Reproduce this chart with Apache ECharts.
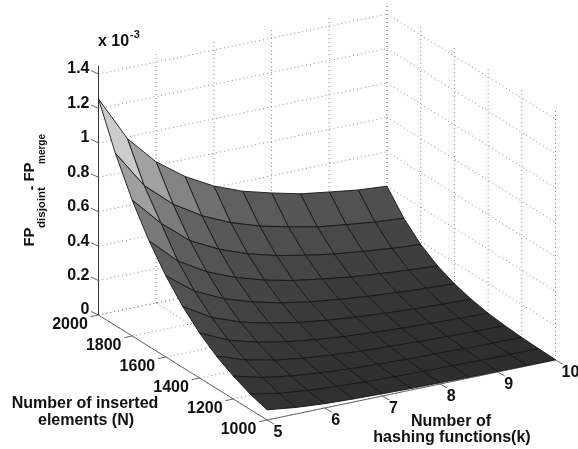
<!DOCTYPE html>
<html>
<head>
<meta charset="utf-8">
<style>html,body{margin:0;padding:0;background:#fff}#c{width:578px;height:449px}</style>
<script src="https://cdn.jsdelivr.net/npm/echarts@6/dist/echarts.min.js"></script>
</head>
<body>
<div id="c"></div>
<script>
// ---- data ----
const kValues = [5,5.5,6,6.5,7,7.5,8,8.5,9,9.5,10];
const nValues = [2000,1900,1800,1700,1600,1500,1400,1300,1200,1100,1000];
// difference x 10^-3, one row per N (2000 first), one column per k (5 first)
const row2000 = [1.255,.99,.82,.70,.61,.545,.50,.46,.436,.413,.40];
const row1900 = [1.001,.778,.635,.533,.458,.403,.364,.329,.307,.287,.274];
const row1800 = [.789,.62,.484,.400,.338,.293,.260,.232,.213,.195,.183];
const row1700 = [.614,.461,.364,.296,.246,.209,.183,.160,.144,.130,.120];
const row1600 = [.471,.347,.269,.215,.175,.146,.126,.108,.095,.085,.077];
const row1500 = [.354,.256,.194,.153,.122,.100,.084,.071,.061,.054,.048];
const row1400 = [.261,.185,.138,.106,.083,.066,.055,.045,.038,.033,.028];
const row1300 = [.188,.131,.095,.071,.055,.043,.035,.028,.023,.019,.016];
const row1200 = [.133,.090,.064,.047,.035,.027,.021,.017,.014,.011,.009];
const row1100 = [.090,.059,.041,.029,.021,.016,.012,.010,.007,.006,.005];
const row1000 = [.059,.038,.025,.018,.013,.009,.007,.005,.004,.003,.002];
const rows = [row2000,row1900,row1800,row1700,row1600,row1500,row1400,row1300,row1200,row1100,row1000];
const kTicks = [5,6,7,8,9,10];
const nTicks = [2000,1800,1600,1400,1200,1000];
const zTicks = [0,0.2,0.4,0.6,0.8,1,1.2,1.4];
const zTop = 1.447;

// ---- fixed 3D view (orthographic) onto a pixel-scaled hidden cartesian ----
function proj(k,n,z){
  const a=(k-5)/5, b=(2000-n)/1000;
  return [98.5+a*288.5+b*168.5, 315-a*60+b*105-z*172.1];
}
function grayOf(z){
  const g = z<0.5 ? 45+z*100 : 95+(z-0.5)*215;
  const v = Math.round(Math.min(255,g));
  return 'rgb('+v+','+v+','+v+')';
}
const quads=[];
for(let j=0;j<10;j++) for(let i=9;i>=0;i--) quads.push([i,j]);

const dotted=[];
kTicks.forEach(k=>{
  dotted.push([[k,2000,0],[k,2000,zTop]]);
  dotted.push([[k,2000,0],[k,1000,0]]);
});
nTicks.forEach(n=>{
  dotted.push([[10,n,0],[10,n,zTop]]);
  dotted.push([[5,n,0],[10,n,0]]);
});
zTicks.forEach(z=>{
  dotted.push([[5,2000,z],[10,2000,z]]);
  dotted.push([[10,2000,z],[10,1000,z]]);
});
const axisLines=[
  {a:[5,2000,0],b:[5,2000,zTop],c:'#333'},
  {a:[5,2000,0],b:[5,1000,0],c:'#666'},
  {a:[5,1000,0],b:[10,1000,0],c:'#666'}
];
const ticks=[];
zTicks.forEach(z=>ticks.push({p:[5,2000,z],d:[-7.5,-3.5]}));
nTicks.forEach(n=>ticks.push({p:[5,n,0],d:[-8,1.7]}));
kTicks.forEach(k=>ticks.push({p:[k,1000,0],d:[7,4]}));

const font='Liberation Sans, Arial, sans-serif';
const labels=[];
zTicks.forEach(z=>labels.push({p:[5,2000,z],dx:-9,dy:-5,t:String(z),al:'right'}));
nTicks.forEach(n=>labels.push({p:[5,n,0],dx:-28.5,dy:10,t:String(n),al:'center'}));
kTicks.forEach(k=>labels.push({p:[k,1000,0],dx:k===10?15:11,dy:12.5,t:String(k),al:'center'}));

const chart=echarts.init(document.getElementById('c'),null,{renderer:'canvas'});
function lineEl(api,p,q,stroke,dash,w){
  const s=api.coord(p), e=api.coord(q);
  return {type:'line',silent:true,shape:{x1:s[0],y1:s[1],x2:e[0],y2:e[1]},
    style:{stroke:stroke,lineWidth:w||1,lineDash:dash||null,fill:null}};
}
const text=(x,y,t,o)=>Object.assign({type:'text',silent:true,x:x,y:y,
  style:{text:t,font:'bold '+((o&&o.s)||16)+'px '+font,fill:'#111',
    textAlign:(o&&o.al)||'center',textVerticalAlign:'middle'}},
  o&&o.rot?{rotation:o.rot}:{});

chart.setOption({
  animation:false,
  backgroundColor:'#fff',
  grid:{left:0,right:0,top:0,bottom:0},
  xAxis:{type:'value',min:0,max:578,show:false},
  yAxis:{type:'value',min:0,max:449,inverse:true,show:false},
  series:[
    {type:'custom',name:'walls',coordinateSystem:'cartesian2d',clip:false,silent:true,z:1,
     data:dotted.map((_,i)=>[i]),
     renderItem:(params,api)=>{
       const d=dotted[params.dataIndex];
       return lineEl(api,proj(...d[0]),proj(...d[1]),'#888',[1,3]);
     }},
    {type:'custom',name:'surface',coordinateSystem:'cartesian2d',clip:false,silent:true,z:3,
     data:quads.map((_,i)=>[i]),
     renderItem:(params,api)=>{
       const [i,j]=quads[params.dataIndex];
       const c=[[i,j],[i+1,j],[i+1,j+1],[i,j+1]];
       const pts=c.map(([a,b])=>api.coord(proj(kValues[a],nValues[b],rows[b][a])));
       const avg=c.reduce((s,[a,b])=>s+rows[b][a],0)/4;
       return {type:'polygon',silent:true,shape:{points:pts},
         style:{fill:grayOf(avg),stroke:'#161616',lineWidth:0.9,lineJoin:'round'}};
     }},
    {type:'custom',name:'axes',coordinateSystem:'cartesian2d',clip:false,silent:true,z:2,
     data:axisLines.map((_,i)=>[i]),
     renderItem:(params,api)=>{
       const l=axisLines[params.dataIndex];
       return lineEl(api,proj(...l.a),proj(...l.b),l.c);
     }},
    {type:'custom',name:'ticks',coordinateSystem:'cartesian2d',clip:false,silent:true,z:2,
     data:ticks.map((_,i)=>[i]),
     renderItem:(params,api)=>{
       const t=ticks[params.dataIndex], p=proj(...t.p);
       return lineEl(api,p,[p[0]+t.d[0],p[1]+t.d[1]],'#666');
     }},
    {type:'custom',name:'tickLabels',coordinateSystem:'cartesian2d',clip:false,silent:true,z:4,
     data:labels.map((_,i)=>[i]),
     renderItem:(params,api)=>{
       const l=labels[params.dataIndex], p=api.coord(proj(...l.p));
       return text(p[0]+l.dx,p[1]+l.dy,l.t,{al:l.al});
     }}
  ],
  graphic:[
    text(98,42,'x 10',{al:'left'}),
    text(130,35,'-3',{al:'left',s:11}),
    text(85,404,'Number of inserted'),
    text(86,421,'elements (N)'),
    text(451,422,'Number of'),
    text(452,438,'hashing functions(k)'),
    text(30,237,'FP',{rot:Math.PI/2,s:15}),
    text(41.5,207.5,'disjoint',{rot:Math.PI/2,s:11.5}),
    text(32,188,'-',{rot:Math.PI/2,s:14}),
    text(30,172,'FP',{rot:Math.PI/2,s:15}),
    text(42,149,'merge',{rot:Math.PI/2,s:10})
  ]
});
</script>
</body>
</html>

▬▬▬▬▬▬▬▬▬▬

--- Aim of the exercise ---
Give back every line exactly as it stands, pictures excluded.

--- Final result ---
Reproduce this chart with Apache ECharts.
<!DOCTYPE html>
<html>
<head>
<meta charset="utf-8">
<style>html,body{margin:0;padding:0;background:#fff}#c{width:578px;height:449px}</style>
<script src="https://cdn.jsdelivr.net/npm/echarts@6/dist/echarts.min.js"></script>
</head>
<body>
<div id="c"></div>
<script>
// ---- data ----
const kValues = [5,5.5,6,6.5,7,7.5,8,8.5,9,9.5,10];
const nValues = [2000,1900,1800,1700,1600,1500,1400,1300,1200,1100,1000];
// difference x 10^-3, one row per N (2000 first), one column per k (5 first)
const row2000 = [1.255,.99,.82,.70,.61,.545,.50,.46,.436,.413,.40];
const row1900 = [1.001,.778,.635,.533,.458,.403,.364,.329,.307,.287,.274];
const row1800 = [.789,.62,.484,.400,.338,.293,.260,.232,.213,.195,.183];
const row1700 = [.614,.461,.364,.296,.246,.209,.183,.160,.144,.130,.120];
const row1600 = [.471,.347,.269,.215,.175,.146,.126,.108,.095,.085,.077];
const row1500 = [.354,.256,.194,.153,.122,.100,.084,.071,.061,.054,.048];
const row1400 = [.261,.185,.138,.106,.083,.066,.055,.045,.038,.033,.028];
const row1300 = [.188,.131,.095,.071,.055,.043,.035,.028,.023,.019,.016];
const row1200 = [.133,.090,.064,.047,.035,.027,.021,.017,.014,.011,.009];
const row1100 = [.090,.059,.041,.029,.021,.016,.012,.010,.007,.006,.005];
const row1000 = [.059,.038,.025,.018,.013,.009,.007,.005,.004,.003,.002];
const rows = [row2000,row1900,row1800,row1700,row1600,row1500,row1400,row1300,row1200,row1100,row1000];
const kTicks = [5,6,7,8,9,10];
const nTicks = [2000,1800,1600,1400,1200,1000];
const zTicks = [0,0.2,0.4,0.6,0.8,1,1.2,1.4];
const zTop = 1.447;

// ---- fixed 3D view (orthographic) onto a pixel-scaled hidden cartesian ----
function proj(k,n,z){
  const a=(k-5)/5, b=(2000-n)/1000;
  return [98.5+a*288.5+b*168.5, 315-a*60+b*105-z*172.1];
}
function grayOf(z){
  const g = z<0.5 ? 45+z*100 : 95+(z-0.5)*215;
  const v = Math.round(Math.min(255,g));
  return 'rgb('+v+','+v+','+v+')';
}
const quads=[];
for(let j=0;j<10;j++) for(let i=9;i>=0;i--) quads.push([i,j]);

const dotted=[];
kTicks.forEach(k=>{
  dotted.push([[k,2000,0],[k,2000,zTop]]);
  dotted.push([[k,2000,0],[k,1000,0]]);
});
nTicks.forEach(n=>{
  dotted.push([[10,n,0],[10,n,zTop]]);
  dotted.push([[5,n,0],[10,n,0]]);
});
zTicks.forEach(z=>{
  dotted.push([[5,2000,z],[10,2000,z]]);
  dotted.push([[10,2000,z],[10,1000,z]]);
});
const axisLines=[
  {a:[5,2000,0],b:[5,2000,zTop],c:'#333'},
  {a:[5,2000,0],b:[5,1000,0],c:'#666'},
  {a:[5,1000,0],b:[10,1000,0],c:'#666'}
];
const ticks=[];
zTicks.forEach(z=>ticks.push({p:[5,2000,z],d:[-7.5,-3.5]}));
nTicks.forEach(n=>ticks.push({p:[5,n,0],d:[-8,1.7]}));
kTicks.forEach(k=>ticks.push({p:[k,1000,0],d:[7,4]}));

const font='Liberation Sans, Arial, sans-serif';
const labels=[];
zTicks.forEach(z=>labels.push({p:[5,2000,z],dx:-9,dy:-5,t:String(z),al:'right'}));
nTicks.forEach(n=>labels.push({p:[5,n,0],dx:-28.5,dy:10,t:String(n),al:'center'}));
kTicks.forEach(k=>labels.push({p:[k,1000,0],dx:k===10?15:11,dy:12.5,t:String(k),al:'center'}));

const chart=echarts.init(document.getElementById('c'),null,{renderer:'canvas'});
function lineEl(api,p,q,stroke,dash,w){
  const s=api.coord(p), e=api.coord(q);
  return {type:'line',silent:true,shape:{x1:s[0],y1:s[1],x2:e[0],y2:e[1]},
    style:{stroke:stroke,lineWidth:w||1,lineDash:dash||null,fill:null}};
}
const text=(x,y,t,o)=>Object.assign({type:'text',silent:true,x:x,y:y,
  style:{text:t,font:'bold '+((o&&o.s)||16)+'px '+font,fill:'#111',
    textAlign:(o&&o.al)||'center',textVerticalAlign:'middle'}},
  o&&o.rot?{rotation:o.rot}:{});

chart.setOption({
  animation:false,
  backgroundColor:'#fff',
  grid:{left:0,right:0,top:0,bottom:0},
  xAxis:{type:'value',min:0,max:578,show:false},
  yAxis:{type:'value',min:0,max:449,inverse:true,show:false},
  series:[
    {type:'custom',name:'walls',coordinateSystem:'cartesian2d',clip:false,silent:true,z:1,
     data:dotted.map((_,i)=>[i]),
     renderItem:(params,api)=>{
       const d=dotted[params.dataIndex];
       return lineEl(api,proj(...d[0]),proj(...d[1]),'#888',[1,3]);
     }},
    {type:'custom',name:'surface',coordinateSystem:'cartesian2d',clip:false,silent:true,z:3,
     data:quads.map((_,i)=>[i]),
     renderItem:(params,api)=>{
       const [i,j]=quads[params.dataIndex];
       const c=[[i,j],[i+1,j],[i+1,j+1],[i,j+1]];
       const pts=c.map(([a,b])=>api.coord(proj(kValues[a],nValues[b],rows[b][a])));
       const avg=c.reduce((s,[a,b])=>s+rows[b][a],0)/4;
       return {type:'polygon',silent:true,shape:{points:pts},
         style:{fill:grayOf(avg),stroke:'#161616',lineWidth:0.9,lineJoin:'round'}};
     }},
    {type:'custom',name:'axes',coordinateSystem:'cartesian2d',clip:false,silent:true,z:2,
     data:axisLines.map((_,i)=>[i]),
     renderItem:(params,api)=>{
       const l=axisLines[params.dataIndex];
       return lineEl(api,proj(...l.a),proj(...l.b),l.c);
     }},
    {type:'custom',name:'ticks',coordinateSystem:'cartesian2d',clip:false,silent:true,z:2,
     data:ticks.map((_,i)=>[i]),
     renderItem:(params,api)=>{
       const t=ticks[params.dataIndex], p=proj(...t.p);
       return lineEl(api,p,[p[0]+t.d[0],p[1]+t.d[1]],'#666');
     }},
    {type:'custom',name:'tickLabels',coordinateSystem:'cartesian2d',clip:false,silent:true,z:4,
     data:labels.map((_,i)=>[i]),
     renderItem:(params,api)=>{
       const l=labels[params.dataIndex], p=api.coord(proj(...l.p));
       return text(p[0]+l.dx,p[1]+l.dy,l.t,{al:l.al});
     }}
  ],
  graphic:[
    text(98,42,'x 10',{al:'left'}),
    text(130,35,'-3',{al:'left',s:11}),
    text(85,404,'Number of inserted'),
    text(86,421,'elements (N)'),
    text(451,422,'Number of'),
    text(452,438,'hashing functions(k)'),
    text(30,237,'FP',{rot:Math.PI/2,s:15}),
    text(41.5,207.5,'disjoint',{rot:Math.PI/2,s:11.5}),
    text(32,188,'-',{rot:Math.PI/2,s:14}),
    text(30,172,'FP',{rot:Math.PI/2,s:15}),
    text(42,149,'merge',{rot:Math.PI/2,s:10})
  ]
});
</script>
</body>
</html>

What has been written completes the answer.